• _Stated problem_: Restrict the output to the lines below starting at the one that contains "Generate a LaTeX" and ending at the one that contains "width=147pt,minimum height=55pt] (b6b)", and restate them word for word, both ends included.

• _Records_:
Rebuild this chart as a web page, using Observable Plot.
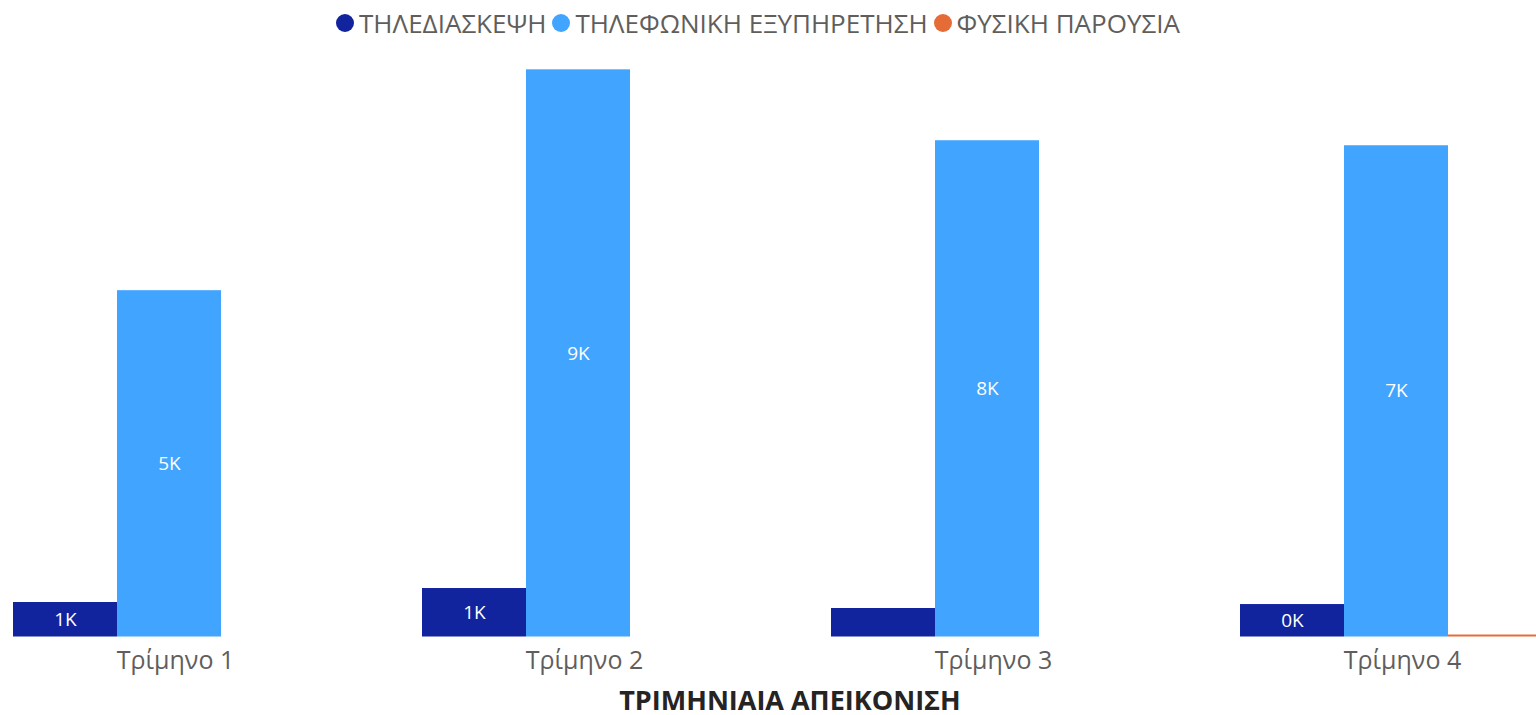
...
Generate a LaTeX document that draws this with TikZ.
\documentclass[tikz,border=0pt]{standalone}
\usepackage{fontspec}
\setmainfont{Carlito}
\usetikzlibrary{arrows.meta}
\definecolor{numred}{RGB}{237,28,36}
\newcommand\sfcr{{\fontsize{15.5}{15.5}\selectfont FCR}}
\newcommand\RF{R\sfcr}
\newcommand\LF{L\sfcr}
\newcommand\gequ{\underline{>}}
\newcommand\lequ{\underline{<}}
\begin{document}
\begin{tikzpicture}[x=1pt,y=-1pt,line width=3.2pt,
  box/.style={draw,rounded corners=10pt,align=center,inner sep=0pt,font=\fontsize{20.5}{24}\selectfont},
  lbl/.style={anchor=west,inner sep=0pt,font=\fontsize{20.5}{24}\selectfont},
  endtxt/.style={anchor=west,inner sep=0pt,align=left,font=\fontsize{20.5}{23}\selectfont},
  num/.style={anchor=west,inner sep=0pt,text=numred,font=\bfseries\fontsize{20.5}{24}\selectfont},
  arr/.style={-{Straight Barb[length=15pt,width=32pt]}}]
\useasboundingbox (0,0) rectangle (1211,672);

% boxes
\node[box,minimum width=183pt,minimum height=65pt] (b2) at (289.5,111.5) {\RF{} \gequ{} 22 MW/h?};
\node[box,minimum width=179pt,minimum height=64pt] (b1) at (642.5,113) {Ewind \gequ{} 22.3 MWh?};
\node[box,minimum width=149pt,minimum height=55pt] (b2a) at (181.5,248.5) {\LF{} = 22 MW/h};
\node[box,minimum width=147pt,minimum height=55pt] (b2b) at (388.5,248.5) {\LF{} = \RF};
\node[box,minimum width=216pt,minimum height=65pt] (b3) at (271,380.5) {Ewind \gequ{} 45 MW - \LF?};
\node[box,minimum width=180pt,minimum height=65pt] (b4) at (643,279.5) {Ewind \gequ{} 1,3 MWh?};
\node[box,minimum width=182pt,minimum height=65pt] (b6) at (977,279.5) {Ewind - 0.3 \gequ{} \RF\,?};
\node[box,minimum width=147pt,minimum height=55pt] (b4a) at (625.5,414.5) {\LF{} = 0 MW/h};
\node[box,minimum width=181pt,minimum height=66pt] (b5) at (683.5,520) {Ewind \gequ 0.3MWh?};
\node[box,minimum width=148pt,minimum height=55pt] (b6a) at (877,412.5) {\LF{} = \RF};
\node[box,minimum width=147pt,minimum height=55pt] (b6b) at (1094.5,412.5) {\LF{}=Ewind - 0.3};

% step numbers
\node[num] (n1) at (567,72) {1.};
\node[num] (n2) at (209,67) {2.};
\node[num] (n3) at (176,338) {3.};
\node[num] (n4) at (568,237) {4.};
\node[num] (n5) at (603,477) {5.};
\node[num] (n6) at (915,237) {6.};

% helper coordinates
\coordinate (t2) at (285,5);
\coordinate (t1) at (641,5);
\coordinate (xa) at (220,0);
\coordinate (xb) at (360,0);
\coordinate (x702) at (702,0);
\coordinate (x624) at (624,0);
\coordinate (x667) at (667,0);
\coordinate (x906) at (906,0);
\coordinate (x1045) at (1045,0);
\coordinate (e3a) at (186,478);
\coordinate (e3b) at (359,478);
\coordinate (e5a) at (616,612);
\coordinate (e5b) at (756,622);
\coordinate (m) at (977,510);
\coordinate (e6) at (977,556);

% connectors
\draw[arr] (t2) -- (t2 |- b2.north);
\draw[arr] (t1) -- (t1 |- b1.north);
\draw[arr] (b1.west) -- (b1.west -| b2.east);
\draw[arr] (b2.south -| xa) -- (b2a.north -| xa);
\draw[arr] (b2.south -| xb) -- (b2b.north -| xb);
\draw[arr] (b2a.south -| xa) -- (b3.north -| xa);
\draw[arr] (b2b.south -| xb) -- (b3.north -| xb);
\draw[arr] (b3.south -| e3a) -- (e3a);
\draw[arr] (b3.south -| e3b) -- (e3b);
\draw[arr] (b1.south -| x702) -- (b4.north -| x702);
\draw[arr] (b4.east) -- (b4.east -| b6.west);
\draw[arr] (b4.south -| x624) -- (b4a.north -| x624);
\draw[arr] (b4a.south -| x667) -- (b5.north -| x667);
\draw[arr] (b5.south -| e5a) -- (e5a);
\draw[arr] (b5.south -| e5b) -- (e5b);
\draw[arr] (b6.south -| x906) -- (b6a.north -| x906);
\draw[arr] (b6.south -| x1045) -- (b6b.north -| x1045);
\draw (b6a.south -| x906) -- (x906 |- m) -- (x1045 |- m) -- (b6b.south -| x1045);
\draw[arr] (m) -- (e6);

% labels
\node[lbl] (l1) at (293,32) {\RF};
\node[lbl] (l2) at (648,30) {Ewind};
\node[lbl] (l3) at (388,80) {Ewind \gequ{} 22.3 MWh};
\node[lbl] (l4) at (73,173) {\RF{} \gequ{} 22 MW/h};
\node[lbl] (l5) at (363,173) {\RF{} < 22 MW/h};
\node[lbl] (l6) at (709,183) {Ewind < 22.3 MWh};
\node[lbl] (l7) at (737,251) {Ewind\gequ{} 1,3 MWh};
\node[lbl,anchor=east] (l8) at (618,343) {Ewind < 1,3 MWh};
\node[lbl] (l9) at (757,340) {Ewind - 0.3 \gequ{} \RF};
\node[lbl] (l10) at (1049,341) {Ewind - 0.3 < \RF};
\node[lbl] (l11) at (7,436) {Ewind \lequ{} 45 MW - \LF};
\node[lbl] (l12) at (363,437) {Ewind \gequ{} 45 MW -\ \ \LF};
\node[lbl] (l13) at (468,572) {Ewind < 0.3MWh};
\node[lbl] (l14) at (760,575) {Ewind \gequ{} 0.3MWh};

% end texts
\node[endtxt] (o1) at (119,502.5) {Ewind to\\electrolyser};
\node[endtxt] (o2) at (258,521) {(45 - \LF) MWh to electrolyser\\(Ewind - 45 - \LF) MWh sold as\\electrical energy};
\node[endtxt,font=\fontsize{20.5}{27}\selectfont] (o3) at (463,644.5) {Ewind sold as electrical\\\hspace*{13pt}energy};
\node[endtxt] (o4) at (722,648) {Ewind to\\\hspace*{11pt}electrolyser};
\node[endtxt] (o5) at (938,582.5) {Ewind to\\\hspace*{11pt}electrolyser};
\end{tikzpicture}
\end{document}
...
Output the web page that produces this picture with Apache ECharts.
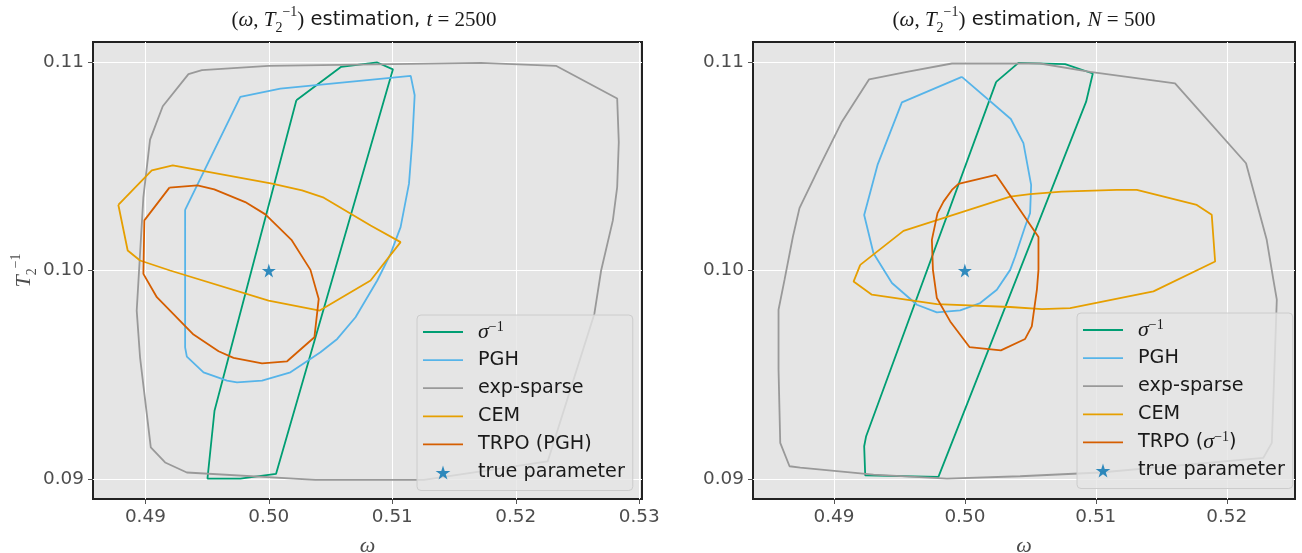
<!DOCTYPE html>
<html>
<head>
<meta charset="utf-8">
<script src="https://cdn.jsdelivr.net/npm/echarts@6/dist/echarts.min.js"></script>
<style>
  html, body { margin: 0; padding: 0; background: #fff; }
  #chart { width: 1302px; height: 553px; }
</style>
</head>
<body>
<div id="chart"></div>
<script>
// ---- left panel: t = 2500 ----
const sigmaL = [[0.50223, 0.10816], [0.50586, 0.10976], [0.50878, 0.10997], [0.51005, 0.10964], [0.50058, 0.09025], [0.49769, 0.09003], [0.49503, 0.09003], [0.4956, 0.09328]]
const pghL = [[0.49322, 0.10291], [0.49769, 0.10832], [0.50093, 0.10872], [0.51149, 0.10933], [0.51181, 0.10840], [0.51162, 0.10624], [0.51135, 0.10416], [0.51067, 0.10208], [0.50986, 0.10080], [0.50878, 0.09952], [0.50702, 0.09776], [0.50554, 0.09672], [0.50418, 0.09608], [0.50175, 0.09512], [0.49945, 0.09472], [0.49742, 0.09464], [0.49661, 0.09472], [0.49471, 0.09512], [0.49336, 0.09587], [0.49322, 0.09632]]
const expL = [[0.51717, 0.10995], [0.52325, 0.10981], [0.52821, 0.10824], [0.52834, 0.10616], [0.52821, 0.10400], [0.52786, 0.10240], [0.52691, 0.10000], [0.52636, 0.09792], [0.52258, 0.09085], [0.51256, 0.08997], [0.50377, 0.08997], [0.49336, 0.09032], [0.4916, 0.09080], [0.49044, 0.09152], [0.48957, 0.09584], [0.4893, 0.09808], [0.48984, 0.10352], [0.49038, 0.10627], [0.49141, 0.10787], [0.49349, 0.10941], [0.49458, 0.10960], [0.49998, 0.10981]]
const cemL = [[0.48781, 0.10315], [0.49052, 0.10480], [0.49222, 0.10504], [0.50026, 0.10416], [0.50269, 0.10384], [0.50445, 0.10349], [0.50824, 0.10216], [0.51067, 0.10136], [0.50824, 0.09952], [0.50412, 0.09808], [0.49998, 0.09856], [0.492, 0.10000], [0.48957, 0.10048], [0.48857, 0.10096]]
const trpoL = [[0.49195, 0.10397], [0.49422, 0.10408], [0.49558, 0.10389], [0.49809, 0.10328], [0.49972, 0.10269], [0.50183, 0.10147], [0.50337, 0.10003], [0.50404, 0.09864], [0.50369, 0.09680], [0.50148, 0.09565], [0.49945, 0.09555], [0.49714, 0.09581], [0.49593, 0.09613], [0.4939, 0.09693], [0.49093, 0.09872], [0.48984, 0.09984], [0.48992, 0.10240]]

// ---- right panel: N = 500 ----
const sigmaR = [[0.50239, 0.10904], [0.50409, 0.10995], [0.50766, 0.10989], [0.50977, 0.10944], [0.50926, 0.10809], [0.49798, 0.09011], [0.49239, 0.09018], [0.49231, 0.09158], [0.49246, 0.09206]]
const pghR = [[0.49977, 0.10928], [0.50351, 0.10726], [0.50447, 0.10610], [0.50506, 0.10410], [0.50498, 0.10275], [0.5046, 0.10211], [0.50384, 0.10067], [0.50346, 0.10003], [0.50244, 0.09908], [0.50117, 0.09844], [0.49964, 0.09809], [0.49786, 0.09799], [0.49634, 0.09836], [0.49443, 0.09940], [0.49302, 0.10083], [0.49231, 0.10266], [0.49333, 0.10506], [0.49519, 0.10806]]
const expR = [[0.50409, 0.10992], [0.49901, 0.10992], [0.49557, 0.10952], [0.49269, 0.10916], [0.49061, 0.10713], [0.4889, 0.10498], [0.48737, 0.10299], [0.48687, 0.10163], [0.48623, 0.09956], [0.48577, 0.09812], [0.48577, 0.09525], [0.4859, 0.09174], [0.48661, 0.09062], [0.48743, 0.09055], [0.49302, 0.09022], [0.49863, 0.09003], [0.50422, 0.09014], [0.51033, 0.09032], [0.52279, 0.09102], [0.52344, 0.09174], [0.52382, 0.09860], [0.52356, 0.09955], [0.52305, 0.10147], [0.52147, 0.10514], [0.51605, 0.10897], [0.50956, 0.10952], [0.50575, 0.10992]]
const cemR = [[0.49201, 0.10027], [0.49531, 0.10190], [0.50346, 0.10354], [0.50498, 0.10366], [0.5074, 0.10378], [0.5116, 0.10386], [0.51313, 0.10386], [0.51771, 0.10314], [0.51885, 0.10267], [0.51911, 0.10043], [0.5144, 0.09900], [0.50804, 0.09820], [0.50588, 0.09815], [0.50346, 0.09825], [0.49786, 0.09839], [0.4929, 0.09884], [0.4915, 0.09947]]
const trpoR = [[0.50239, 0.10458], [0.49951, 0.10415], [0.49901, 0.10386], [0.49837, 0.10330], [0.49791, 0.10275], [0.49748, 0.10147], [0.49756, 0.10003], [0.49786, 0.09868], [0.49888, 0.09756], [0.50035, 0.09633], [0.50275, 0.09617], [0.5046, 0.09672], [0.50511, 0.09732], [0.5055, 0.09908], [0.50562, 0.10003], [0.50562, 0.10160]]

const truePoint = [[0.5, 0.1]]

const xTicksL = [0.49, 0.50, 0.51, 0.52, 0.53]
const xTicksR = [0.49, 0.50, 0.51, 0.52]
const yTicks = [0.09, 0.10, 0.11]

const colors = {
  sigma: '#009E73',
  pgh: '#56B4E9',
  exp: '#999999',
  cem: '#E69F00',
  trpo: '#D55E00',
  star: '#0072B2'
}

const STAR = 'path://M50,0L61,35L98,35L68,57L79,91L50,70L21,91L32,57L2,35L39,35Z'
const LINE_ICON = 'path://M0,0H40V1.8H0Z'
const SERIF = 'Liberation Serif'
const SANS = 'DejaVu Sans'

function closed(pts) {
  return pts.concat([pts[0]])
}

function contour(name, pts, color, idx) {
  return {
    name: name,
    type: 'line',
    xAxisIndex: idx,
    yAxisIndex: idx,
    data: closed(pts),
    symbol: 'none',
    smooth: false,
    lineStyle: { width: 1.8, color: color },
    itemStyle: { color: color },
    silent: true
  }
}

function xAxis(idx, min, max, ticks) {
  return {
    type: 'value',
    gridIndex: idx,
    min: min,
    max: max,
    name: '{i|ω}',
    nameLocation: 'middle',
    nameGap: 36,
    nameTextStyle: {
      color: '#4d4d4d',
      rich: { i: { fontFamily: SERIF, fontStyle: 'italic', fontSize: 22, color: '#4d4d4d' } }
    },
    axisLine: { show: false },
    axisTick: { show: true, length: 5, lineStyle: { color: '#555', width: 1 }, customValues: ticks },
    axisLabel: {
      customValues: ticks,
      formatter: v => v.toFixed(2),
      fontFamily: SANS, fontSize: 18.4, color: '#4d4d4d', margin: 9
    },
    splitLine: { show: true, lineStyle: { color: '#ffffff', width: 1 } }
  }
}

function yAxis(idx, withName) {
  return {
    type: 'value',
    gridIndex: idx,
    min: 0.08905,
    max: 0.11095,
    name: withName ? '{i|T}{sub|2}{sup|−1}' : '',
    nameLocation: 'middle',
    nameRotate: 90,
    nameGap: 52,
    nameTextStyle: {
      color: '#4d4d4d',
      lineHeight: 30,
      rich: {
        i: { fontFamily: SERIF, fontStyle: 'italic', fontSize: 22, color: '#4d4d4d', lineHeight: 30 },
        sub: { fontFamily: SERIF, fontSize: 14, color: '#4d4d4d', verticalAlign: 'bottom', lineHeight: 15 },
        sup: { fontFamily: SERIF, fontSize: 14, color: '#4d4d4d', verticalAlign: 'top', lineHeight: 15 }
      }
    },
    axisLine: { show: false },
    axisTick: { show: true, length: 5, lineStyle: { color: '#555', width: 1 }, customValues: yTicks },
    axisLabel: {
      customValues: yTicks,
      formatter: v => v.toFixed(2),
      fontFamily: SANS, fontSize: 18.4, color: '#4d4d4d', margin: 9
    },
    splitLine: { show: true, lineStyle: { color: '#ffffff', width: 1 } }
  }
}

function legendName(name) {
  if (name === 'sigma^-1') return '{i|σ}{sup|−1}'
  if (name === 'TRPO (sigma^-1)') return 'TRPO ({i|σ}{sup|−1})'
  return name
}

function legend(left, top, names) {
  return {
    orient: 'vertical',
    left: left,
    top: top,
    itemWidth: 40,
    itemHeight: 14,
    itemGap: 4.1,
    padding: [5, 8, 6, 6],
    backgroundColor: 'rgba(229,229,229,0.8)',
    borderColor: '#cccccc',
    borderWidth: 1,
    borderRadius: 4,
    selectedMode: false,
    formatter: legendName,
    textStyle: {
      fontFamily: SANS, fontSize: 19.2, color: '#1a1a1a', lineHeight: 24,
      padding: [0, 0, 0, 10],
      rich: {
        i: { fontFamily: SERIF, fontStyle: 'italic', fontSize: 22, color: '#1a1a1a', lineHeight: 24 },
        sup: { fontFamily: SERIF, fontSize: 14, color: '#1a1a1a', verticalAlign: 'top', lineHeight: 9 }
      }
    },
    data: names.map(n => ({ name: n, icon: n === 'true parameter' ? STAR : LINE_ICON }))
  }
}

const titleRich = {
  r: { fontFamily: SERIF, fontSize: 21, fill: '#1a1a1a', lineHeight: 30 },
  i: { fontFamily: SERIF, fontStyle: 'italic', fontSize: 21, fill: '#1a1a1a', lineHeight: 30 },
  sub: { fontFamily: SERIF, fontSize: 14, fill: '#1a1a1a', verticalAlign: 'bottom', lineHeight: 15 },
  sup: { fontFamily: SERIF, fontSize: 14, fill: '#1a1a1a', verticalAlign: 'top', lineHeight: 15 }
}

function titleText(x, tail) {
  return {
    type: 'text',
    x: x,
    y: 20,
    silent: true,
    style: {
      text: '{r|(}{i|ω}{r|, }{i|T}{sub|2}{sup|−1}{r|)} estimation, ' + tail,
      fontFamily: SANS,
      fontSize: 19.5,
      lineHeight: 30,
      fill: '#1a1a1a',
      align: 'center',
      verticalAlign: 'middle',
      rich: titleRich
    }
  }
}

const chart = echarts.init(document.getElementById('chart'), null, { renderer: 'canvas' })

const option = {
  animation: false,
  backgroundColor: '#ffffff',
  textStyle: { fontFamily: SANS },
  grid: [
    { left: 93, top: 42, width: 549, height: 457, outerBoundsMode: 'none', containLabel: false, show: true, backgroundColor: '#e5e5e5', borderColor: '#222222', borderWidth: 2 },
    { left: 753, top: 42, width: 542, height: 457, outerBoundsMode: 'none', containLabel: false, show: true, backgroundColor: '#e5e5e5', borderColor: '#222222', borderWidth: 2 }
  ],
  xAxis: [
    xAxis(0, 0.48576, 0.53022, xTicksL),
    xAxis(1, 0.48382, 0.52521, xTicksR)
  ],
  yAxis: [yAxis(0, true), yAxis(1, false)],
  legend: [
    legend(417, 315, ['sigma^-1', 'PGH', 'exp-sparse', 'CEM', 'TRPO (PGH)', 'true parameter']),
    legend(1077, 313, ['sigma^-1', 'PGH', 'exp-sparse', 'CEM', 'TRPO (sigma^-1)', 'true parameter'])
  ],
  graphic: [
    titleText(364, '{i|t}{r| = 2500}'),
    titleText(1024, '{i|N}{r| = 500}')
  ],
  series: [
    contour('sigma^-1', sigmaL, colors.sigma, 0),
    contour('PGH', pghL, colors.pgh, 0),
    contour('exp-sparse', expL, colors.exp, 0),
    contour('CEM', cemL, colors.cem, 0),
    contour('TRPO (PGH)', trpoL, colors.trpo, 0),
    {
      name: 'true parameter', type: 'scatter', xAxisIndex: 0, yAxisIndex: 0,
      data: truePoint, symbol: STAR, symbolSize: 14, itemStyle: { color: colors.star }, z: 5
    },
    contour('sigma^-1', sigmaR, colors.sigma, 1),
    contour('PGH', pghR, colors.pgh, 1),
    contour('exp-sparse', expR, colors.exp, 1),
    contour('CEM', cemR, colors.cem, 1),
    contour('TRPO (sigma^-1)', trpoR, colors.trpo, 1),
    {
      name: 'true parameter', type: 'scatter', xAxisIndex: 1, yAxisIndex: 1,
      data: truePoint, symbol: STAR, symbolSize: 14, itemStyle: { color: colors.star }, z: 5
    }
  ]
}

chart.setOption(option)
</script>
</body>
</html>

• _Reply to the exercise_:
Generate a LaTeX document that draws this with TikZ.
\documentclass[tikz,border=0pt]{standalone}
\usepackage{fontspec}
\setmainfont{Carlito}
\usetikzlibrary{arrows.meta}
\definecolor{numred}{RGB}{237,28,36}
\newcommand\sfcr{{\fontsize{15.5}{15.5}\selectfont FCR}}
\newcommand\RF{R\sfcr}
\newcommand\LF{L\sfcr}
\newcommand\gequ{\underline{>}}
\newcommand\lequ{\underline{<}}
\begin{document}
\begin{tikzpicture}[x=1pt,y=-1pt,line width=3.2pt,
  box/.style={draw,rounded corners=10pt,align=center,inner sep=0pt,font=\fontsize{20.5}{24}\selectfont},
  lbl/.style={anchor=west,inner sep=0pt,font=\fontsize{20.5}{24}\selectfont},
  endtxt/.style={anchor=west,inner sep=0pt,align=left,font=\fontsize{20.5}{23}\selectfont},
  num/.style={anchor=west,inner sep=0pt,text=numred,font=\bfseries\fontsize{20.5}{24}\selectfont},
  arr/.style={-{Straight Barb[length=15pt,width=32pt]}}]
\useasboundingbox (0,0) rectangle (1211,672);

% boxes
\node[box,minimum width=183pt,minimum height=65pt] (b2) at (289.5,111.5) {\RF{} \gequ{} 22 MW/h?};
\node[box,minimum width=179pt,minimum height=64pt] (b1) at (642.5,113) {Ewind \gequ{} 22.3 MWh?};
\node[box,minimum width=149pt,minimum height=55pt] (b2a) at (181.5,248.5) {\LF{} = 22 MW/h};
\node[box,minimum width=147pt,minimum height=55pt] (b2b) at (388.5,248.5) {\LF{} = \RF};
\node[box,minimum width=216pt,minimum height=65pt] (b3) at (271,380.5) {Ewind \gequ{} 45 MW - \LF?};
\node[box,minimum width=180pt,minimum height=65pt] (b4) at (643,279.5) {Ewind \gequ{} 1,3 MWh?};
\node[box,minimum width=182pt,minimum height=65pt] (b6) at (977,279.5) {Ewind - 0.3 \gequ{} \RF\,?};
\node[box,minimum width=147pt,minimum height=55pt] (b4a) at (625.5,414.5) {\LF{} = 0 MW/h};
\node[box,minimum width=181pt,minimum height=66pt] (b5) at (683.5,520) {Ewind \gequ 0.3MWh?};
\node[box,minimum width=148pt,minimum height=55pt] (b6a) at (877,412.5) {\LF{} = \RF};
\node[box,minimum width=147pt,minimum height=55pt] (b6b) at (1094.5,412.5) {\LF{}=Ewind - 0.3};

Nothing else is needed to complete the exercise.